The Hafler was connected with a 1m pair of AudioQuest Lapis interconnects to a small aluminum splitter box so that both the power amplifiers under test would be driven all the time—plugging and unplugging power amplifier inputs fitted with phono jacks is a certain route to sudden amplifier and/or loudspeaker death. The splitter box had one pair of direct outputs, to feed the less sensitive of the two amplifiers, and another pair which could be attenuated with a conductive-plastic Bourns stereo 25k potentiometer. In this manner, I could match the output levels of the two amplifiers to within the resolving power of the digital AC voltmeter (one part in 4000) without compromising the sound quality too much. The only experimental differnce seen in the two test situations would be the presence of the audiophile-quality pot in the feed to the VTL. Otherwise, all cables and number of contacts would be identical.

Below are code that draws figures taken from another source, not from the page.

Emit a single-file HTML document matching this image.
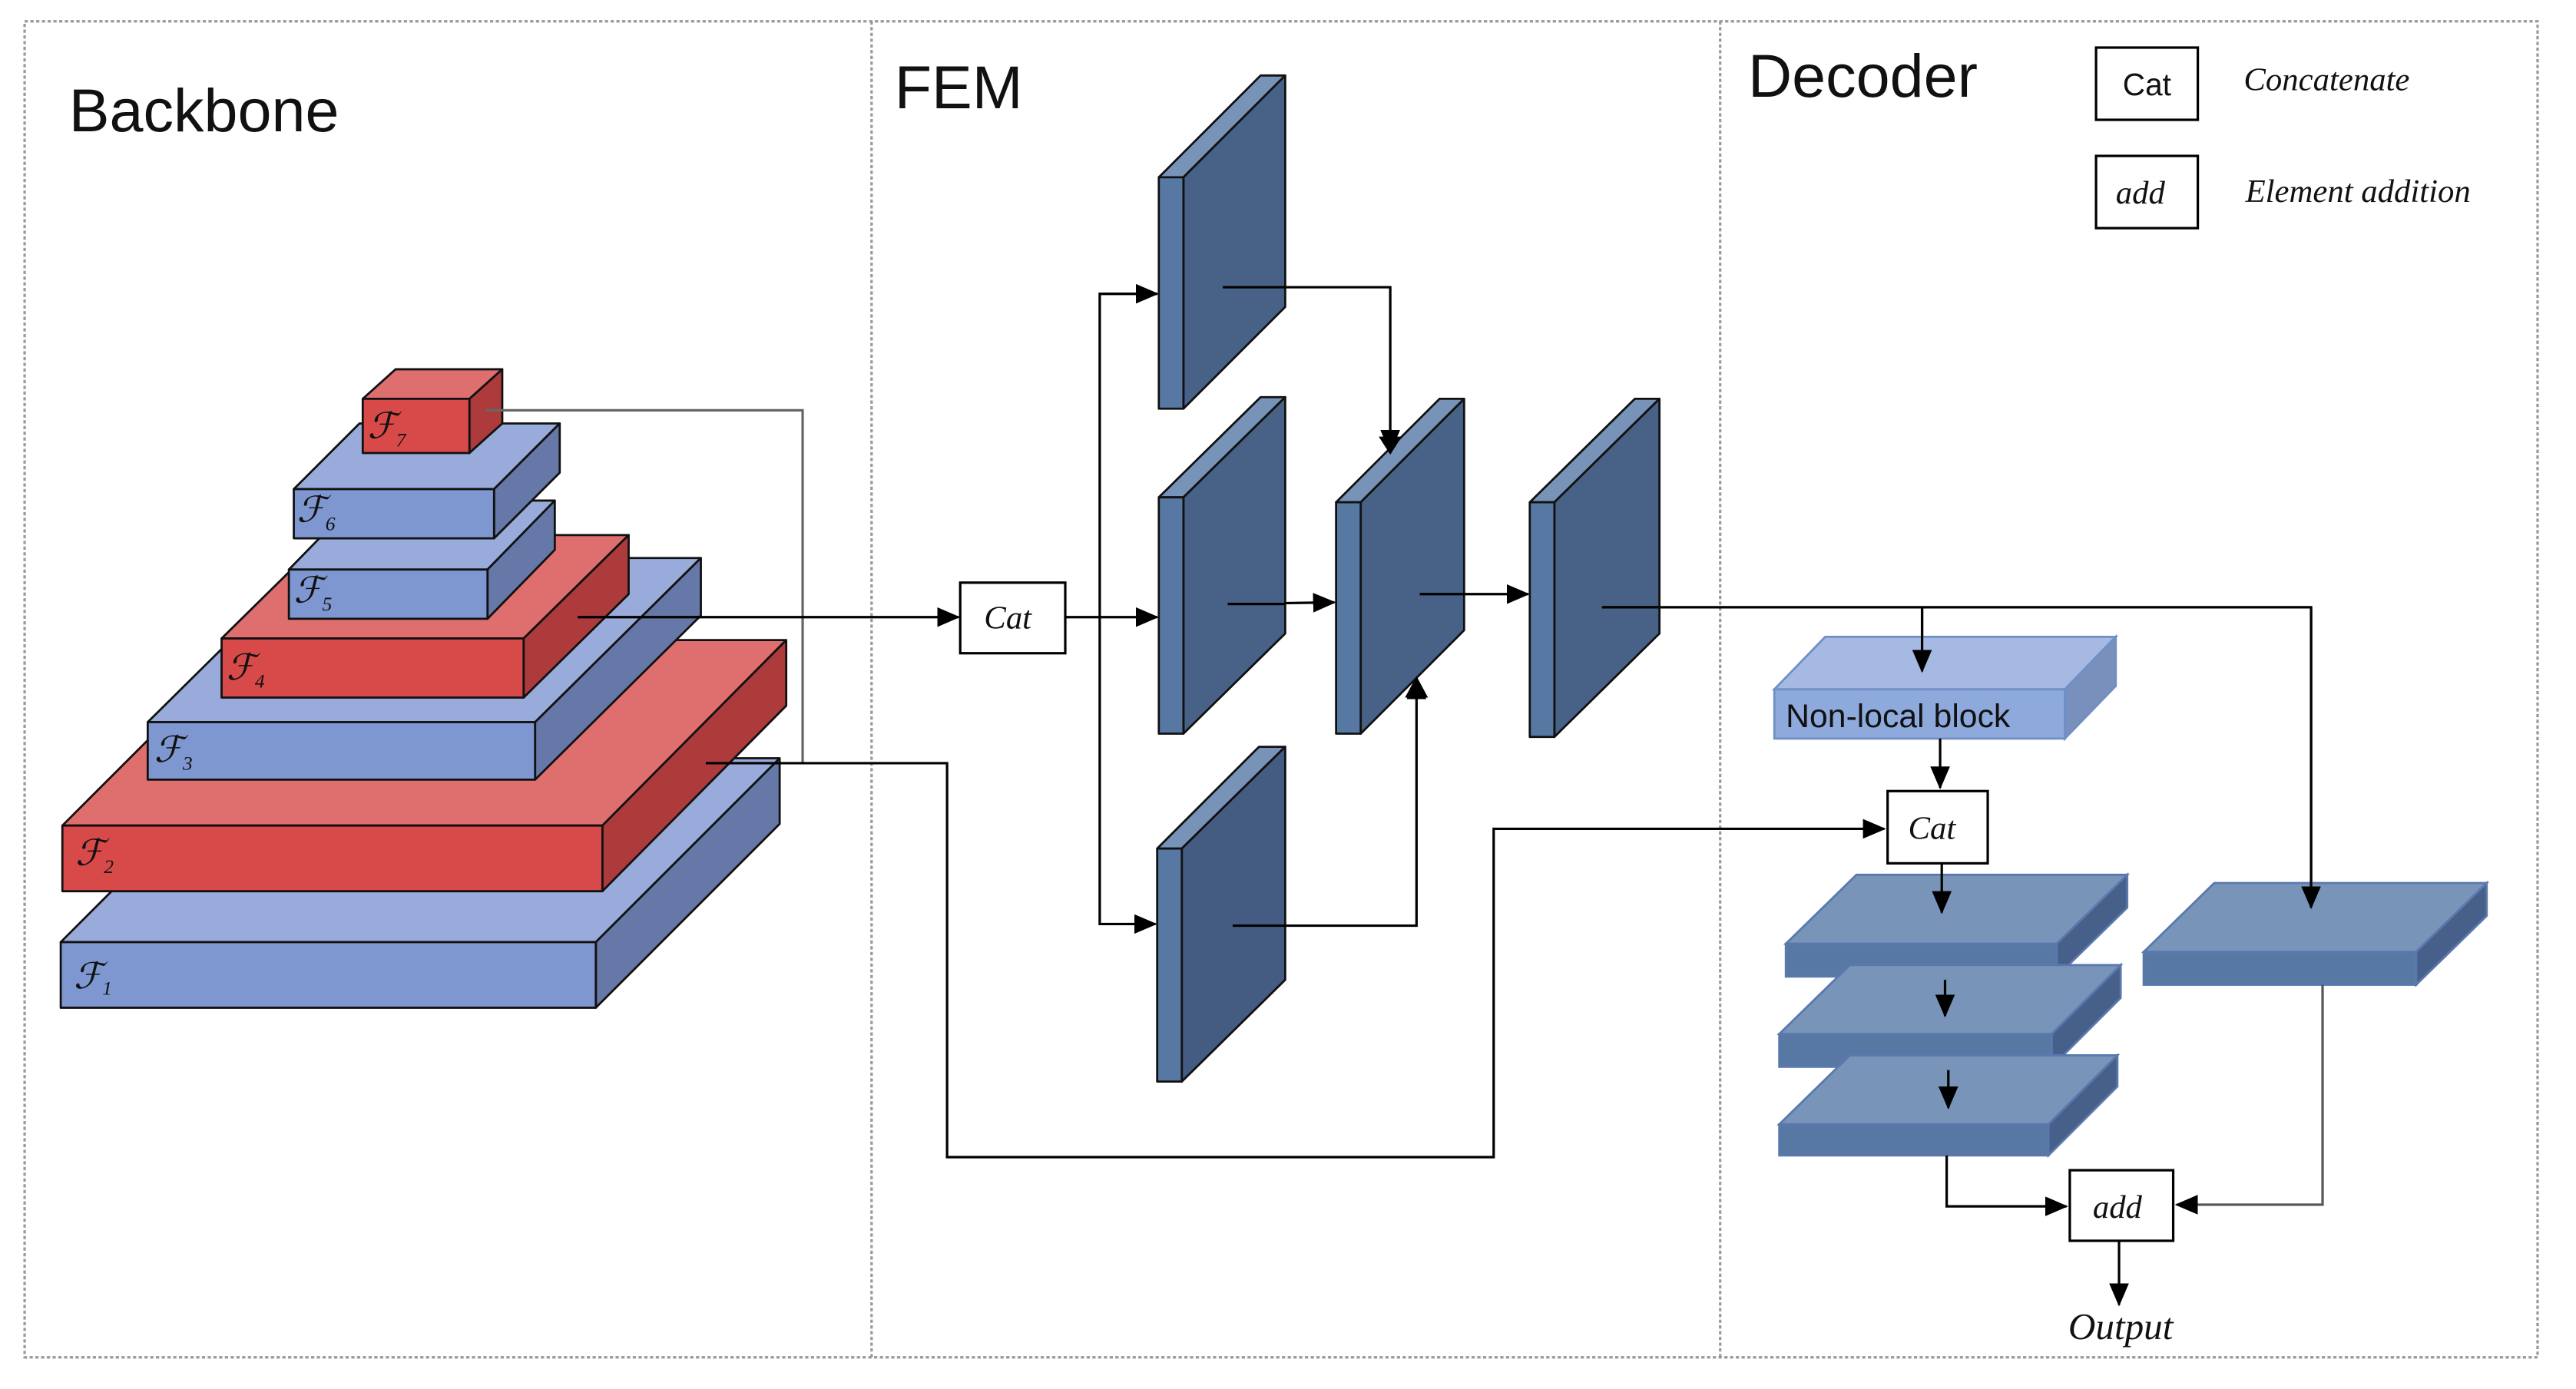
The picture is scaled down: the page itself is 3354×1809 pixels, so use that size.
<!DOCTYPE html>
<html><head><meta charset="utf-8"><style>
html,body{margin:0;padding:0;background:#fff;}
svg{display:block;}
.t{font-family:"Liberation Sans","DejaVu Sans",sans-serif;fill:#111;}
.s{font-family:"Liberation Serif","DejaVu Serif",serif;font-style:italic;fill:#111;}
</style></head><body>
<svg width="3354" height="1809" viewBox="0 0 1569.4 846.3" preserveAspectRatio="none" xmlns="http://www.w3.org/2000/svg">
<defs>
<marker id="b" markerWidth="14" markerHeight="12" refX="13" refY="6" orient="auto" markerUnits="userSpaceOnUse">
<path d="M0,0 L14,6 L0,12 z" fill="#000"/></marker>
</defs>
<g fill="none" stroke="#999" stroke-width="1.5" stroke-dasharray="2,1.5">
<rect x="15" y="13" width="1531" height="814"/>
<line x1="531" y1="13" x2="531" y2="827"/>
<line x1="1048" y1="13" x2="1048" y2="827"/>
</g>
<text class="t" x="42" y="80" font-size="37">Backbone</text>
<text class="t" x="545" y="66" font-size="37">FEM</text>
<text class="t" x="1065" y="59" font-size="37">Decoder</text>
<rect x="1277" y="29" width="62" height="44" fill="#fff" stroke="#000" stroke-width="1.5"/>
<text class="t" x="1308" y="58" font-size="19" text-anchor="middle">Cat</text>
<text class="s" x="1367" y="55" font-size="20">Concatenate</text>
<rect x="1277" y="95" width="62" height="44" fill="#fff" stroke="#000" stroke-width="1.5"/>
<text class="s" x="1304" y="124" font-size="20" text-anchor="middle">add</text>
<text class="s" x="1368" y="123" font-size="20">Element addition</text>

<g stroke="#111" stroke-width="1.3" stroke-linejoin="round">
<polygon points="37,574 149,462 475,462 363,574" fill="#98abda"/>
<polygon points="363,574 475,462 475,502 363,614" fill="#6678a8"/>
<rect x="37" y="574" width="326" height="40" fill="#7f97d1"/>
<polygon points="38,503 151,390 479,390 367,503" fill="#df6f6f"/>
<polygon points="367,503 479,390 479,430 367,543" fill="#ad3b3b"/>
<rect x="38" y="503" width="329" height="40" fill="#d84a4a"/>
<polygon points="90,440 191,340 427,340 326,440" fill="#98abda"/>
<polygon points="326,440 427,340 427,375 326,475" fill="#6678a8"/>
<rect x="90" y="440" width="236" height="35" fill="#7f97d1"/>
<polygon points="135,389 199,326 383,326 319,389" fill="#df6f6f"/>
<polygon points="319,389 383,326 383,362 319,425" fill="#ad3b3b"/>
<rect x="135" y="389" width="184" height="36" fill="#d84a4a"/>
<polygon points="176,347 217,305 338,305 297,347" fill="#98abda"/>
<polygon points="297,347 338,305 338,335 297,377" fill="#6678a8"/>
<rect x="176" y="347" width="121" height="30" fill="#7f97d1"/>
<polygon points="179,298 219,258 341,258 301,298" fill="#98abda"/>
<polygon points="301,298 341,258 341,288 301,328" fill="#6678a8"/>
<rect x="179" y="298" width="122" height="30" fill="#7f97d1"/>
<polygon points="221,243 241,225 306,225 286,243" fill="#df6f6f"/>
<polygon points="286,243 306,225 306,258 286,276" fill="#ad3b3b"/>
<rect x="221" y="243" width="65" height="33" fill="#d84a4a"/>
</g>
<g class="s" font-size="22">
<text x="45" y="602">ℱ<tspan font-size="12" dy="4">1</tspan></text>
<text x="46" y="527">ℱ<tspan font-size="12" dy="5">2</tspan></text>
<text x="94" y="464">ℱ<tspan font-size="12" dy="5">3</tspan></text>
<text x="138" y="414">ℱ<tspan font-size="12" dy="5">4</tspan></text>
<text x="179" y="367">ℱ<tspan font-size="12" dy="5">5</tspan></text>
<text x="181" y="318">ℱ<tspan font-size="12" dy="5">6</tspan></text>
<text x="224" y="267">ℱ<tspan font-size="12" dy="5">7</tspan></text>
</g>

<g fill="none" stroke="#000" stroke-width="1.5">
<polyline points="296,250 489,250 489,465" stroke="#666"/>
<polyline points="430,465 577,465 577,705 910,705 910,505 1148,505" marker-end="url(#b)"/>
<line x1="352" y1="376" x2="584" y2="376" marker-end="url(#b)"/>
<line x1="649" y1="376" x2="705" y2="376" marker-end="url(#b)"/>
<polyline points="705,179 670,179 670,563 704,563" marker-end="url(#b)"/>
<line x1="670" y1="179" x2="705" y2="179" marker-end="url(#b)"/>
<polyline points="745,175 847,175 847,275" marker-end="url(#b)"/>
<line x1="748" y1="368" x2="813" y2="367" marker-end="url(#b)"/>
<polyline points="751,564 863,564 863,413" marker-end="url(#b)"/>
<line x1="865" y1="362" x2="931" y2="362" marker-end="url(#b)"/>
<polyline points="976,370 1408,370 1408,553" marker-end="url(#b)"/>
<line x1="1171" y1="370" x2="1171" y2="410" marker-end="url(#b)"/>
</g>

<rect x="585" y="355" width="64" height="43" fill="#fff" stroke="#000" stroke-width="1.5"/>
<text class="s" x="614" y="383" font-size="20" text-anchor="middle">Cat</text>

<g stroke="#111" stroke-width="1.3" stroke-linejoin="round">
<polygon points="706,108 768,46 783,46 721,108" fill="#7793b8"/>
<polygon points="721,108 783,46 783,187 721,249" fill="#476286"/>
<rect x="706" y="108" width="15" height="141" fill="#5878a4"/>
<polygon points="706,303 768,242 783,242 721,303" fill="#7793b8"/>
<polygon points="721,303 783,242 783,386 721,447" fill="#476286"/>
<rect x="706" y="303" width="15" height="144" fill="#5878a4"/>
<polygon points="705,517 767,455 783,455 720,517" fill="#7793b8"/>
<polygon points="720,517 783,455 783,597 720,659" fill="#445c82"/>
<rect x="705" y="517" width="15" height="142" fill="#5878a4"/>
<polygon points="814,306 877,243 892,243 829,306" fill="#7793b8"/>
<polygon points="829,306 892,243 892,384 829,447" fill="#476286"/>
<rect x="814" y="306" width="15" height="141" fill="#5878a4"/>
<polygon points="932,306 996,243 1011,243 947,306" fill="#7793b8"/>
<polygon points="947,306 1011,243 1011,386 947,449" fill="#476286"/>
<rect x="932" y="306" width="15" height="143" fill="#5878a4"/>
</g>
<g fill="none" stroke="#000" stroke-width="1.5">
<line x1="745" y1="175" x2="783" y2="175"/>
<line x1="748" y1="368" x2="783" y2="368"/>
<line x1="751" y1="564" x2="783" y2="564"/>
<line x1="865" y1="362" x2="892" y2="362"/>
<line x1="976" y1="370" x2="1011" y2="370"/>
</g>
<g fill="#000">
<path d="M840,266 L854,266 L847,277 z"/>
<path d="M856,425 L870,425 L863,412 z"/>
</g>

<g stroke="#6f8fc6" stroke-width="1.3">
<polygon points="1081,420 1112,388 1289,388 1258,420" fill="#a5b9e3"/>
<polygon points="1258,420 1289,388 1289,418 1258,450" fill="#7890bb"/>
<rect x="1081" y="420" width="177" height="30" fill="#8ea9dc"/>
</g>
<text class="t" x="1088" y="443" font-size="20">Non-local block</text>
<line x1="1171" y1="370" x2="1171" y2="409" stroke="#000" stroke-width="1.5" marker-end="url(#b)"/>
<line x1="1182" y1="450" x2="1182" y2="480" stroke="#000" stroke-width="1.5" marker-end="url(#b)"/>
<rect x="1150" y="482" width="61" height="44" fill="#fff" stroke="#000" stroke-width="1.5"/>
<text class="s" x="1177" y="511" font-size="20" text-anchor="middle">Cat</text>

<g stroke="#5a78ae" stroke-width="1.3">
<polygon points="1088,575 1131,533 1296,533 1253,575" fill="#7894b8"/>
<polygon points="1253,575 1296,533 1296,553 1253,595" fill="#46608a"/>
<rect x="1088" y="575" width="165" height="20" fill="#5878a4"/>
<polygon points="1084,630 1127,588 1292,588 1250,630" fill="#7894b8"/>
<polygon points="1250,630 1292,588 1292,608 1250,650" fill="#46608a"/>
<rect x="1084" y="630" width="166" height="20" fill="#5878a4"/>
<polygon points="1084,685 1127,643 1290,643 1248,685" fill="#7894b8"/>
<polygon points="1248,685 1290,643 1290,662 1248,704" fill="#46608a"/>
<rect x="1084" y="685" width="164" height="19" fill="#5878a4"/>
<polygon points="1306,580 1349,538 1515,538 1472,580" fill="#7894b8"/>
<polygon points="1472,580 1515,538 1515,558 1472,600" fill="#46608a"/>
<rect x="1306" y="580" width="166" height="20" fill="#5878a4"/>
</g>
<g fill="none" stroke="#000" stroke-width="1.5">
<line x1="1183" y1="526" x2="1183" y2="556" marker-end="url(#b)"/>
<line x1="1185" y1="597" x2="1185" y2="619" marker-end="url(#b)"/>
<line x1="1187" y1="652" x2="1187" y2="675" marker-end="url(#b)"/>
<line x1="1408" y1="370" x2="1408" y2="553" marker-end="url(#b)"/>
<polyline points="1186,704 1186,735 1259,735" marker-end="url(#b)"/>
<polyline points="1415,600 1415,734 1326,734" stroke="#555" marker-end="url(#b)"/>
<line x1="1291" y1="756" x2="1291" y2="795" marker-end="url(#b)"/>
</g>
<rect x="1261" y="713" width="63" height="43" fill="#fff" stroke="#000" stroke-width="1.5"/>
<text class="s" x="1290" y="742" font-size="20" text-anchor="middle">add</text>
<text class="s" x="1292" y="816" font-size="23" text-anchor="middle">Output</text>
</svg>
</body></html>
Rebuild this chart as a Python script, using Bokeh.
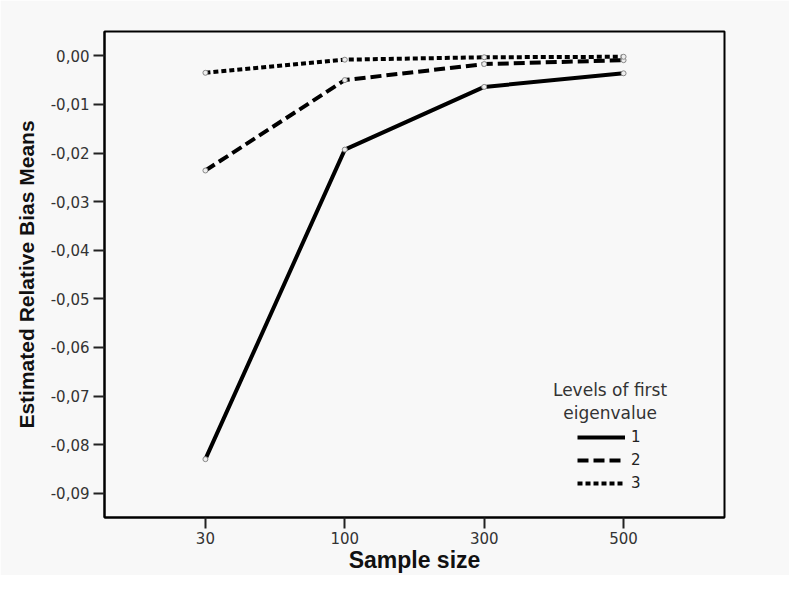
from bokeh.plotting import figure
from bokeh.models import FactorRange, Range1d, FixedTicker, Legend, LegendItem, Label
from bokeh.embed import file_html
from bokeh.resources import INLINE

sample_sizes = ["30", "100", "300", "500"]
level1 = [-0.0830, -0.0193, -0.0064, -0.0036]
level2 = [-0.0236, -0.0050, -0.0017, -0.0009]
level3 = [-0.0035, -0.0008, -0.0003, -0.0002]
y_ticks = [0.0, -0.01, -0.02, -0.03, -0.04, -0.05, -0.06, -0.07, -0.08, -0.09]
y_tick_labels = ["0,00", "-0,01", "-0,02", "-0,03", "-0,04", "-0,05", "-0,06", "-0,07", "-0,08", "-0,09"]
legend_title = ["Levels of first", "eigenvalue"]
legend_labels = ["1", "2", "3"]

FONT = "DejaVu Sans"
BOLD_FONT = "Liberation Sans"
BG = "#f8f8f8"

p = figure(width=789, height=575, output_backend="svg", toolbar_location=None,
           x_range=FactorRange(factors=sample_sizes, range_padding=0.112, range_padding_units="percent"),
           y_range=Range1d(-0.095, 0.005),
           min_border_left=104, min_border_right=65, min_border_top=31, min_border_bottom=58)
p.background_fill_color = BG
p.border_fill_color = BG
p.outline_line_color = "black"
p.outline_line_width = 2
p.xgrid.visible = False
p.ygrid.visible = False

for ax in (p.xaxis[0], p.yaxis[0]):
    ax.axis_line_width = 2
    ax.axis_line_color = "black"
    ax.major_tick_line_width = 2
    ax.major_tick_line_color = "#222222"
    ax.major_tick_out = 11
    ax.major_tick_in = 0
    ax.minor_tick_out = 0
    ax.minor_tick_in = 0
    ax.major_label_text_font = FONT
    ax.major_label_text_font_size = "15px"
    ax.major_label_text_color = "#333333"
    ax.axis_label_text_font = BOLD_FONT
    ax.axis_label_text_font_style = "bold"
    ax.axis_label_text_color = "#111111"

p.yaxis.ticker = FixedTicker(ticks=y_ticks)
p.yaxis.major_label_overrides = {t: l for t, l in zip(y_ticks, y_tick_labels)}
p.yaxis.major_label_standoff = 4
p.yaxis.axis_label = "Estimated Relative Bias Means"
p.yaxis.axis_label_text_font_size = "21px"
p.yaxis.axis_label_standoff = 10
p.xaxis.axis_label = "Sample size"
p.xaxis.axis_label_text_font_size = "23px"
p.xaxis.major_label_standoff = 3
p.xaxis.axis_label_standoff = 0

r1 = p.line(sample_sizes, level1, line_color="black", line_width=4)
r2 = p.line(sample_sizes, level2, line_color="black", line_width=4, line_dash="11 5")
r3 = p.line(sample_sizes, level3, line_color="black", line_width=4, line_dash="5 3")
for vals in (level1, level2, level3):
    p.scatter(sample_sizes, vals, size=5, fill_color="#eeeeee", line_color="#888888", line_width=1)

legend = Legend(items=[LegendItem(label=legend_labels[0], renderers=[r1]),
                       LegendItem(label=legend_labels[1], renderers=[r2]),
                       LegendItem(label=legend_labels[2], renderers=[r3])],
                location=(473, 24), border_line_color=None, background_fill_alpha=0,
                padding=0, margin=0, spacing=3, glyph_width=48, glyph_height=20,
                label_height=20, label_standoff=6, label_text_font=FONT,
                label_text_font_size="15px", label_text_color="#222222")
p.add_layout(legend, "center")

for i, t in enumerate(legend_title):
    p.add_layout(Label(x=3.403, y=[-0.0688, -0.0735][i], text=t, text_align="center",
                       text_baseline="middle", text_font=FONT, text_font_size="17px",
                       text_color="#333333"))

open("out.html", "w").write(file_html(p, INLINE))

Footnote 3: Robert Harley will be reporting on this comparison between old and new Adcom GFA-555s in a future issue of Stereophile.
Footnote 4: My thanks to Discrete Technology's Sal DeMicco and to Scott Rundle of B&W who effected an eleventh-hour crossoverectomy on one of the Stereophile-owned speakers which had gotten damaged in shipping.
Footnote 5: Richard Lehnert and Robert Deutsch did an exceptional job, in my opinion, in handling the people-moving with the minimum of fuss and bother.